---------- DATA SEGMENT

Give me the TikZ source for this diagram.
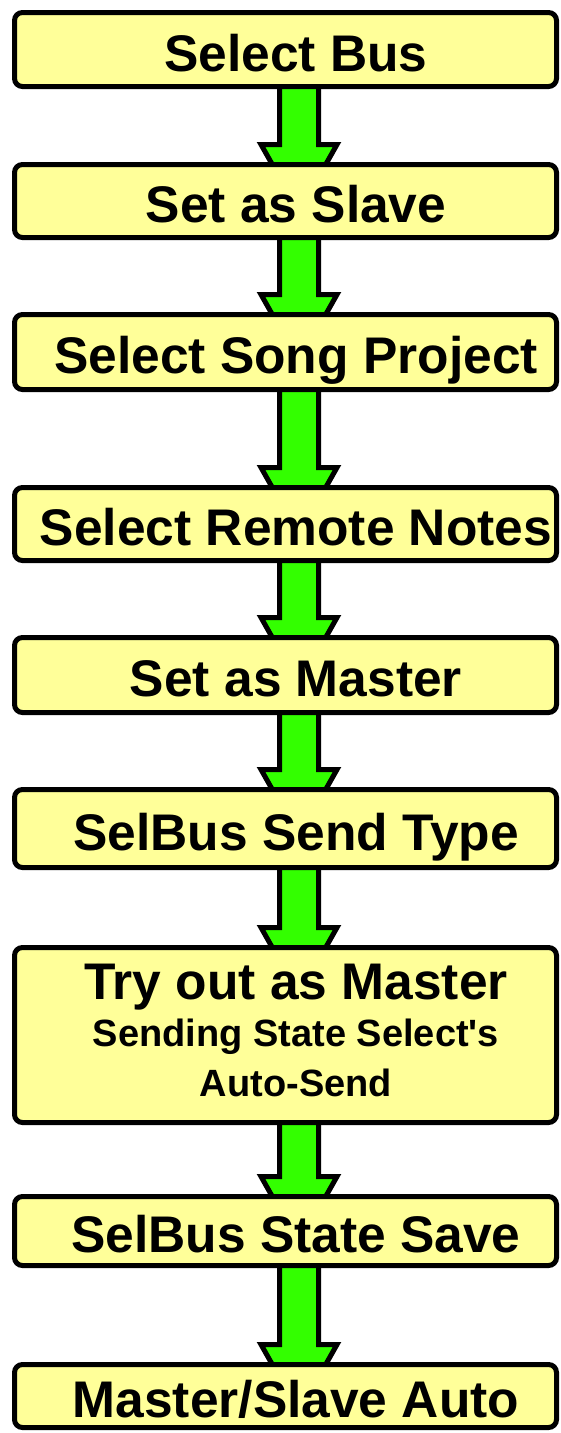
\documentclass[tikz,border=0pt]{standalone}
\usepackage{fontspec}
\setmainfont{Liberation Sans}[Ligatures=TeXOff]
\usetikzlibrary{calc,backgrounds}

\definecolor{boxfill}{RGB}{255,255,153}
\definecolor{arrowgreen}{RGB}{51,255,0}

\tikzset{
  stepbox/.style={draw=black, line width=5pt, fill=boxfill, rounded corners=8pt,
    minimum width=542pt, inner xsep=0pt, inner ysep=0pt, outer sep=0pt,
    text height=43pt, text depth=0pt,
    font=\fontsize{51.5pt}{54pt}\selectfont\bfseries},
  subtext/.style={inner sep=0pt, anchor=base,
    font=\fontsize{38pt}{40pt}\selectfont\bfseries},
  maintext/.style={inner sep=0pt, anchor=base,
    font=\fontsize{51.5pt}{54pt}\selectfont\bfseries},
  fatarrow/.style={draw=black, line width=5pt, fill=arrowgreen, line join=miter}
}

% fat green arrow from the bottom of box #1 into the top of box #2
\newcommand{\flowarrow}[2]{%
  \path[fatarrow] let \p1=(#1.south), \p2=(#2.north) in
    (279.5pt, \y1+4pt) -- (279.5pt, \y2+20pt) -- (261pt, \y2+20pt) --
    (274pt, \y2-3pt) -- (324pt, \y2-3pt) -- (337pt, \y2+20pt) --
    (318.5pt, \y2+20pt) -- (318.5pt, \y1+4pt) -- cycle;}

\begin{document}
\begin{tikzpicture}[x=1pt, y=1pt]
\useasboundingbox (0,0) rectangle (561,-1433);

% the steps
\node[stepbox, minimum height=74pt]  (s1) at (285.5,-49.5)  {\hspace{21pt}Select Bus};
\node[stepbox, minimum height=73pt]  (s2) at (285.5,-201)   {\hspace{21pt}Set as Slave};
\node[stepbox, minimum height=75pt]  (s3) at (285.5,-352)   {\hspace{21pt}Select Song Project};
\node[stepbox, minimum height=73pt]  (s4) at (285.5,-524)   {\hspace{21pt}Select Remote Notes};
\node[stepbox, minimum height=75pt]  (s5) at (285.5,-675)   {\hspace{21pt}Set as Master};
\node[stepbox, minimum height=78pt]  (s6) at (285.5,-828.5) {\hspace{21pt}SelBus Send Type};
\node[stepbox, minimum height=175pt] (s7) at (285.5,-1035)  {};
\node[stepbox, minimum height=69pt]  (s8) at (285.5,-1231)  {\hspace{21pt}SelBus State Save};
\node[stepbox, minimum height=63pt]  (s9) at (285.5,-1396)  {\hspace{21pt}Master/Slave Auto};

% three-line text of the trial step
\node[maintext] (t1) at (296,-999.5)  {Try out as Master};
\node[subtext]  (t2) at (296,-1046.5) {Sending State Select's};
\node[subtext]  (t3) at (296,-1096.5) {Auto-Send};

% connectors, behind the boxes
\begin{scope}[on background layer]
\flowarrow{s1}{s2}
\flowarrow{s2}{s3}
\flowarrow{s3}{s4}
\flowarrow{s4}{s5}
\flowarrow{s5}{s6}
\flowarrow{s6}{s7}
\flowarrow{s7}{s8}
\flowarrow{s8}{s9}
\end{scope}
\end{tikzpicture}
\end{document}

--------------------

__SHORT PROBLEM__. Please restate the material above line by line, exactly, beginning at its first line and ending with the line that contains "(0,0) rectangle (561,-1433);", without any pictures.

__FINISHED TASK__.
Give me the TikZ source for this diagram.
\documentclass[tikz,border=0pt]{standalone}
\usepackage{fontspec}
\setmainfont{Liberation Sans}[Ligatures=TeXOff]
\usetikzlibrary{calc,backgrounds}

\definecolor{boxfill}{RGB}{255,255,153}
\definecolor{arrowgreen}{RGB}{51,255,0}

\tikzset{
  stepbox/.style={draw=black, line width=5pt, fill=boxfill, rounded corners=8pt,
    minimum width=542pt, inner xsep=0pt, inner ysep=0pt, outer sep=0pt,
    text height=43pt, text depth=0pt,
    font=\fontsize{51.5pt}{54pt}\selectfont\bfseries},
  subtext/.style={inner sep=0pt, anchor=base,
    font=\fontsize{38pt}{40pt}\selectfont\bfseries},
  maintext/.style={inner sep=0pt, anchor=base,
    font=\fontsize{51.5pt}{54pt}\selectfont\bfseries},
  fatarrow/.style={draw=black, line width=5pt, fill=arrowgreen, line join=miter}
}

% fat green arrow from the bottom of box #1 into the top of box #2
\newcommand{\flowarrow}[2]{%
  \path[fatarrow] let \p1=(#1.south), \p2=(#2.north) in
    (279.5pt, \y1+4pt) -- (279.5pt, \y2+20pt) -- (261pt, \y2+20pt) --
    (274pt, \y2-3pt) -- (324pt, \y2-3pt) -- (337pt, \y2+20pt) --
    (318.5pt, \y2+20pt) -- (318.5pt, \y1+4pt) -- cycle;}

\begin{document}
\begin{tikzpicture}[x=1pt, y=1pt]
\useasboundingbox (0,0) rectangle (561,-1433);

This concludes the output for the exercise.